___ Data lines

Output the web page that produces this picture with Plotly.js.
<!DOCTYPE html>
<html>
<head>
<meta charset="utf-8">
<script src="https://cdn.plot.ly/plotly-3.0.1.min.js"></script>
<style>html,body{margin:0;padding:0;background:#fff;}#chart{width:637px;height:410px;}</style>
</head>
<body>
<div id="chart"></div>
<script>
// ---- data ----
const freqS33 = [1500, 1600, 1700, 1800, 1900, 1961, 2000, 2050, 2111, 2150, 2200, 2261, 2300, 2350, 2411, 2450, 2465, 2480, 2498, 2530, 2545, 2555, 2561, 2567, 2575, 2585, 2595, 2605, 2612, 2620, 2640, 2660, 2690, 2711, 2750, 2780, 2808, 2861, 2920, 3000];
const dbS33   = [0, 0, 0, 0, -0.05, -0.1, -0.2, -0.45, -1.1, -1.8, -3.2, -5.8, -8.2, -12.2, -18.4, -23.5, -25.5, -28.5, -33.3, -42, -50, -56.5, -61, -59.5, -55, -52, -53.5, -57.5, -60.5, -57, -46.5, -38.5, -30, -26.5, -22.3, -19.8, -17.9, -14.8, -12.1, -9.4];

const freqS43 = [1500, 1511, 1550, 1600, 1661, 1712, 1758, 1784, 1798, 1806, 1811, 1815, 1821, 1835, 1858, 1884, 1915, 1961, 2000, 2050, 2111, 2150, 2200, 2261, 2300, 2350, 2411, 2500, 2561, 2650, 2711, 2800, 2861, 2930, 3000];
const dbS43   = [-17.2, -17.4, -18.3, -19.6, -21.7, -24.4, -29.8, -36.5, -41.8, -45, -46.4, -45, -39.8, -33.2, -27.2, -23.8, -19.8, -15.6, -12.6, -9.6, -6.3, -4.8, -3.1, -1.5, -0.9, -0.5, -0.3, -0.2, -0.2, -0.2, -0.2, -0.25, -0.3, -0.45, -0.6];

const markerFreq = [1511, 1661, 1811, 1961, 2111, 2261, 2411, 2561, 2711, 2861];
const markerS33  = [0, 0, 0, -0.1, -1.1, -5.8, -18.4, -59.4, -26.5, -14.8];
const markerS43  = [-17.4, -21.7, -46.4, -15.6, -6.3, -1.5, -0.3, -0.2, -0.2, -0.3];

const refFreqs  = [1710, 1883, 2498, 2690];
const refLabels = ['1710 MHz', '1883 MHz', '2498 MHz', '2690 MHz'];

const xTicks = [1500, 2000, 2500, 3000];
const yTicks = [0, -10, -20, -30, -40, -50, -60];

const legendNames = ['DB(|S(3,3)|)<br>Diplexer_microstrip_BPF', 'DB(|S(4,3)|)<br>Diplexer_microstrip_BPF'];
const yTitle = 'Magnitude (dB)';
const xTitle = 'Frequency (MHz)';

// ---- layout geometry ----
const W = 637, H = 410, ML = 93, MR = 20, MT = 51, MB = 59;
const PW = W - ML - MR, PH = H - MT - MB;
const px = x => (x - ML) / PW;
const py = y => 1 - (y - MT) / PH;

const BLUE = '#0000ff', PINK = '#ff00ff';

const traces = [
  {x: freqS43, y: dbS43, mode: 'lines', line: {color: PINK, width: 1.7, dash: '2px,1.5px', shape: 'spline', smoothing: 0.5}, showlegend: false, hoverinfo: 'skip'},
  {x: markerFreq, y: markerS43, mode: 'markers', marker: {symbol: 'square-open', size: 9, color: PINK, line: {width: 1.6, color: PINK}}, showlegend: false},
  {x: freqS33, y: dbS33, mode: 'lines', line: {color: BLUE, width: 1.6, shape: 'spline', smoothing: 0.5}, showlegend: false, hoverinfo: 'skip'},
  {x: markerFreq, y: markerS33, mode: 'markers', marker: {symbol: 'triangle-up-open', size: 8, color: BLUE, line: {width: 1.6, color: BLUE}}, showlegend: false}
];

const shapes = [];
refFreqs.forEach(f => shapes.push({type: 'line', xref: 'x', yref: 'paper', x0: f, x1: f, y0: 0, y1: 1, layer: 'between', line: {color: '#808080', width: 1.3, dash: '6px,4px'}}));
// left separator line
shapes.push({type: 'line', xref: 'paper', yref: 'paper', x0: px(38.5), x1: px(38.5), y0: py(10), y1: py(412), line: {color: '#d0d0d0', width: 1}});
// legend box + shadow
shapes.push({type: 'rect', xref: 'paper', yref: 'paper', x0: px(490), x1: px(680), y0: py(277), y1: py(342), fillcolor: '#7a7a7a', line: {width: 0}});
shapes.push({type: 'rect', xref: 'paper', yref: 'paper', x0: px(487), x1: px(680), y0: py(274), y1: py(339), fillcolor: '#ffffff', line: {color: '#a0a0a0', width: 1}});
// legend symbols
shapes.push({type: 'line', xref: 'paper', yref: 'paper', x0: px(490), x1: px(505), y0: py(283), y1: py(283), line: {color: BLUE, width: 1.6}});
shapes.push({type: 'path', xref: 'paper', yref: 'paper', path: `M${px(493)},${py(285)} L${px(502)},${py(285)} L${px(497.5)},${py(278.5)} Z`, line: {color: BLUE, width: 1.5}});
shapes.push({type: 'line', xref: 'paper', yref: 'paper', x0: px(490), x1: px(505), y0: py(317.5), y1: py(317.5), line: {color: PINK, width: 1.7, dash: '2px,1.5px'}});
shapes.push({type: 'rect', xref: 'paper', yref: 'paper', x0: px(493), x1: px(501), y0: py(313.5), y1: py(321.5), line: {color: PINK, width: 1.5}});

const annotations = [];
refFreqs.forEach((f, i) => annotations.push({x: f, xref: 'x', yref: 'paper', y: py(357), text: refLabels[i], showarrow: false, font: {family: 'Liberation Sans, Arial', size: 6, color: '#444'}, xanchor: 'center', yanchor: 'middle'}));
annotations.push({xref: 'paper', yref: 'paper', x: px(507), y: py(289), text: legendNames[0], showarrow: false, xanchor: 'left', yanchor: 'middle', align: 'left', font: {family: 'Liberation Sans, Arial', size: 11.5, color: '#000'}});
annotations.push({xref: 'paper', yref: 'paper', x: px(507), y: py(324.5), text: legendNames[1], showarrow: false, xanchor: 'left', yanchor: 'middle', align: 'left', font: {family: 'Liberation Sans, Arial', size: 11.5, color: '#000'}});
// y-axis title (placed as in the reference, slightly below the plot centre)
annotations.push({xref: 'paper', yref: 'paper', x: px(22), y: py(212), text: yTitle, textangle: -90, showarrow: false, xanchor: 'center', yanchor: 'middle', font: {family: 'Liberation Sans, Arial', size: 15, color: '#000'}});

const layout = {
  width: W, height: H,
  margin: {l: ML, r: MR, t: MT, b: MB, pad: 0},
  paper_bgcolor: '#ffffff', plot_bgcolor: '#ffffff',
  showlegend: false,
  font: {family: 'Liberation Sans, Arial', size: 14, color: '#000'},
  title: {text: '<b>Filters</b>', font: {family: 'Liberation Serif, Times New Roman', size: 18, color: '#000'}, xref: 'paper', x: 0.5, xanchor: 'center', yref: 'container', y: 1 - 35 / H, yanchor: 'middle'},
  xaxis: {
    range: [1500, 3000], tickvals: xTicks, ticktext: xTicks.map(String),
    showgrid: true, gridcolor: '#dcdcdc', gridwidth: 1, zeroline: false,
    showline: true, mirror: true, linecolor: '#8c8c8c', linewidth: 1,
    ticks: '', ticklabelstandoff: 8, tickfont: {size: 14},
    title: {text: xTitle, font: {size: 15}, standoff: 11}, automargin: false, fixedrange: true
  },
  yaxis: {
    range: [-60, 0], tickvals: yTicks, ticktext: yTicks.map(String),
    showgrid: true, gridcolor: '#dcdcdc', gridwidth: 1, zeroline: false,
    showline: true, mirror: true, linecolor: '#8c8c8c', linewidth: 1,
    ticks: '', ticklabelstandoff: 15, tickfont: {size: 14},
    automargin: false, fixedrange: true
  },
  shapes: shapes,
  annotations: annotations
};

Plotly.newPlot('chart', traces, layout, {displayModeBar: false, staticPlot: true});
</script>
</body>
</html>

______

What this task involves | Your answer should be exactly the lines of the data above, from the first through the line containing "const xTitle = 'Frequency (MHz)';".

Answer to the task |
Output the web page that produces this picture with Plotly.js.
<!DOCTYPE html>
<html>
<head>
<meta charset="utf-8">
<script src="https://cdn.plot.ly/plotly-3.0.1.min.js"></script>
<style>html,body{margin:0;padding:0;background:#fff;}#chart{width:637px;height:410px;}</style>
</head>
<body>
<div id="chart"></div>
<script>
// ---- data ----
const freqS33 = [1500, 1600, 1700, 1800, 1900, 1961, 2000, 2050, 2111, 2150, 2200, 2261, 2300, 2350, 2411, 2450, 2465, 2480, 2498, 2530, 2545, 2555, 2561, 2567, 2575, 2585, 2595, 2605, 2612, 2620, 2640, 2660, 2690, 2711, 2750, 2780, 2808, 2861, 2920, 3000];
const dbS33   = [0, 0, 0, 0, -0.05, -0.1, -0.2, -0.45, -1.1, -1.8, -3.2, -5.8, -8.2, -12.2, -18.4, -23.5, -25.5, -28.5, -33.3, -42, -50, -56.5, -61, -59.5, -55, -52, -53.5, -57.5, -60.5, -57, -46.5, -38.5, -30, -26.5, -22.3, -19.8, -17.9, -14.8, -12.1, -9.4];

const freqS43 = [1500, 1511, 1550, 1600, 1661, 1712, 1758, 1784, 1798, 1806, 1811, 1815, 1821, 1835, 1858, 1884, 1915, 1961, 2000, 2050, 2111, 2150, 2200, 2261, 2300, 2350, 2411, 2500, 2561, 2650, 2711, 2800, 2861, 2930, 3000];
const dbS43   = [-17.2, -17.4, -18.3, -19.6, -21.7, -24.4, -29.8, -36.5, -41.8, -45, -46.4, -45, -39.8, -33.2, -27.2, -23.8, -19.8, -15.6, -12.6, -9.6, -6.3, -4.8, -3.1, -1.5, -0.9, -0.5, -0.3, -0.2, -0.2, -0.2, -0.2, -0.25, -0.3, -0.45, -0.6];

const markerFreq = [1511, 1661, 1811, 1961, 2111, 2261, 2411, 2561, 2711, 2861];
const markerS33  = [0, 0, 0, -0.1, -1.1, -5.8, -18.4, -59.4, -26.5, -14.8];
const markerS43  = [-17.4, -21.7, -46.4, -15.6, -6.3, -1.5, -0.3, -0.2, -0.2, -0.3];

const refFreqs  = [1710, 1883, 2498, 2690];
const refLabels = ['1710 MHz', '1883 MHz', '2498 MHz', '2690 MHz'];

const xTicks = [1500, 2000, 2500, 3000];
const yTicks = [0, -10, -20, -30, -40, -50, -60];

const legendNames = ['DB(|S(3,3)|)<br>Diplexer_microstrip_BPF', 'DB(|S(4,3)|)<br>Diplexer_microstrip_BPF'];
const yTitle = 'Magnitude (dB)';
const xTitle = 'Frequency (MHz)';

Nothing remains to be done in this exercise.